Hai Nabi, katakanlah kepada istri-istrimu, anak-anak perempuanmu dan istri-istri orang mukmin, "hendaklah mereka mengulurkan jilbabnya ke seluruh tubuh mereka," yang demikian itu supaya mereka lebih mudah dikenal, karena itu mereka tidak diganggu. Dan Allah adalah Maha Pengampun lagi Maha Penyayang.
Pembaca yang budiman, teks di atas adalah terjemahan dari firman Allah SWT yang tercantum dalam QS. Al-ahzab ayat 59. Ayat tersebut sering digunakan sebagai hujjah (argumentasi) tentang kewajiban perempuan muslimah dalam menggunakan jilbab.
Jilbab adalah perkara yang sederhana, ia berfungsi sebagai penutup aurat bagi kaum Hawa. Hakikat jilbab selain untuk menutupi aurat, juga berfungsi untuk menjaga kesucian dan kehormatan perempuan muslimah dari mata para lelaki yang bukan muhrim-nya. Sejatinya, jilbab digunakan sebagai pembungkus kecantikan, yang kelak kecantikannya hanya boleh "dinikmati" oleh pasangan hidupnya yang terikat oleh janji suci pernikahan.
Apabila kita melihat fenomena yang terjadi sekarang, banyak perempuan muslimah (mungkin termasuk saya) yang menggunakan jilbab justru sebagai alat untuk berlomba dalam menampilkan kecantikannya.
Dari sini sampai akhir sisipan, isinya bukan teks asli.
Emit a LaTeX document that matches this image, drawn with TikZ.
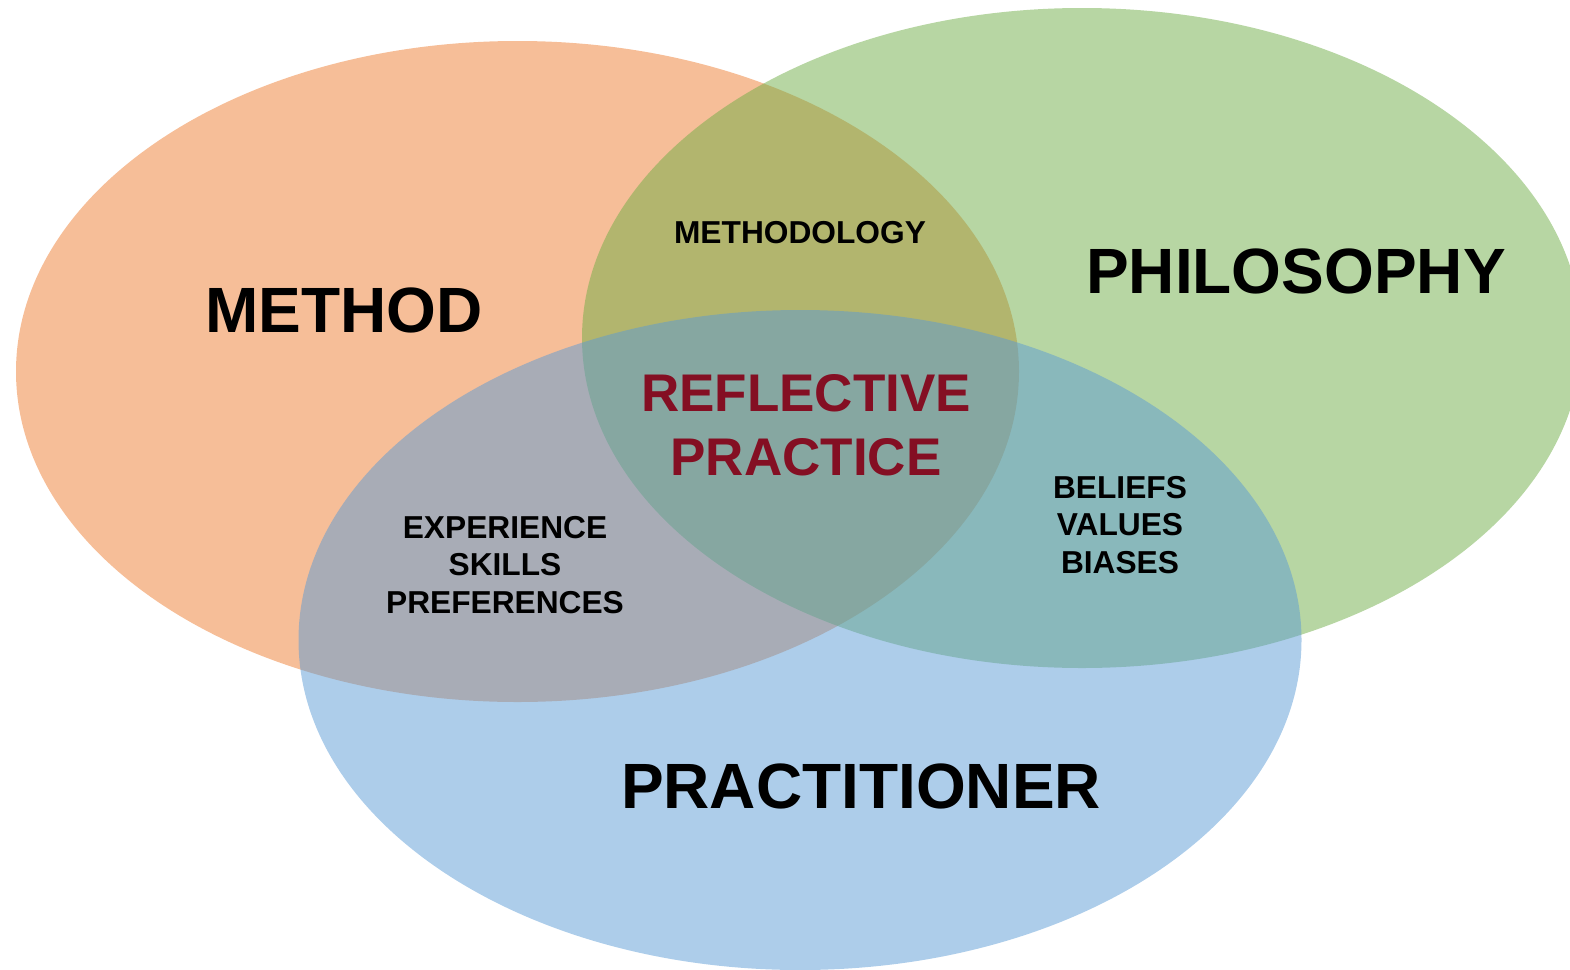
\documentclass[tikz,border=0pt]{standalone}
\usepackage{fontspec}
\setmainfont{Liberation Sans}
\definecolor{cOrange}{RGB}{237,125,49}
\definecolor{cGreen}{RGB}{112,173,71}
\definecolor{cBlue}{RGB}{91,155,213}
\definecolor{cRed}{RGB}{132,15,35}
\begin{document}
\begin{tikzpicture}[x=1pt,y=-1pt,
  blob/.style={fill opacity=0.5, draw=none},
  bigtxt/.style={font=\fontsize{64}{74}\selectfont\bfseries, text=black, inner sep=0pt},
  midtxt/.style={font=\fontsize{53}{63.5}\selectfont\bfseries, text=cRed, align=center, inner sep=0pt},
  smalltxt/.style={font=\fontsize{31.7}{37.5}\selectfont\bfseries, text=black, align=center, inner sep=0pt}]
\useasboundingbox (0,0) rectangle (1570,969);
\clip (0,0) rectangle (1570,969);
\fill[blob, cOrange] (517.5,371.5) ellipse [x radius=501.5, y radius=330.5];
\fill[blob, cGreen] (1082,338) ellipse [x radius=500, y radius=330];
\fill[blob, cBlue] (800,640) ellipse [x radius=501.5, y radius=330];
\node[bigtxt] (method) at (344,310) {METHOD};
\node[bigtxt] (philosophy) at (1296,271) {PHILOSOPHY};
\node[bigtxt] (practitioner) at (861,786) {PRACTITIONER};
\node[midtxt] (reflective) at (806,425) {REFLECTIVE\\PRACTICE};
\node[smalltxt] (methodology) at (800,233) {METHODOLOGY};
\node[smalltxt] (experience) at (505,565) {EXPERIENCE\\SKILLS\\PREFERENCES};
\node[smalltxt] (beliefs) at (1120,525) {BELIEFS\\VALUES\\BIASES};
\end{tikzpicture}
\end{document}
Banyak dari kita yang rela menguras isi dompet hanya untuk mengikuti perkembangan mode pakaian dengan gaya jilbab yang bermacam-macam, hanya agar terlihat lebih cantik, anggun, dan lebih menawan. Namun, bukankah dengan keinginan kita untuk menampilkan kecantikan justru sebagai manifestasi bahwa kita ingin dilihat, ingin dipandang dan diperhatikan? Lalu dimanakah fungsi utama jilbab yang telah kita singgung di atas sebagai penutup kecantikan kalau ternyata ia digunakan sebagai alat agar kita terlihat lebih cantik?
Saya tidak memungkiri, bahwa dalam diri perempuan ada hasrat untuk tampil lebih menarik dengan menonjolkan sisi kecantikannya, dan untuk hal ini Islam telah mengaturnya sedemikian rupa, tentang batas-batas mana saja kecantikan perempuan itu boleh diperlihatkan, dan di depan siapa saja kita boleh mengekspresikan kecantikan bahkan sepuas-puasnya. Dan sekarang apa yang terjadi? Sosial media, seperti instagram dan facebook, justru digunakan sebagai tempat untuk memamerkan kecantikannya dengan jilbab yang warna-warni, hanya demi mendapat pujian dan jempol virtual (like) sebanyak-banyaknya. Semakin banyak like, semakin banggalah ia rupanya.
Dari sini saja kita sudah bisa melihat tentang penggunaan jilbab yang salah kaprah. Jilbab seolah kehilangan esensinya sebagai penutup, ia berubah menjadi alat pendukung hanya karena dorongan hasrat sebagian perempuan muslimah yang memiliki keinginan untuk tampil lebih menawan.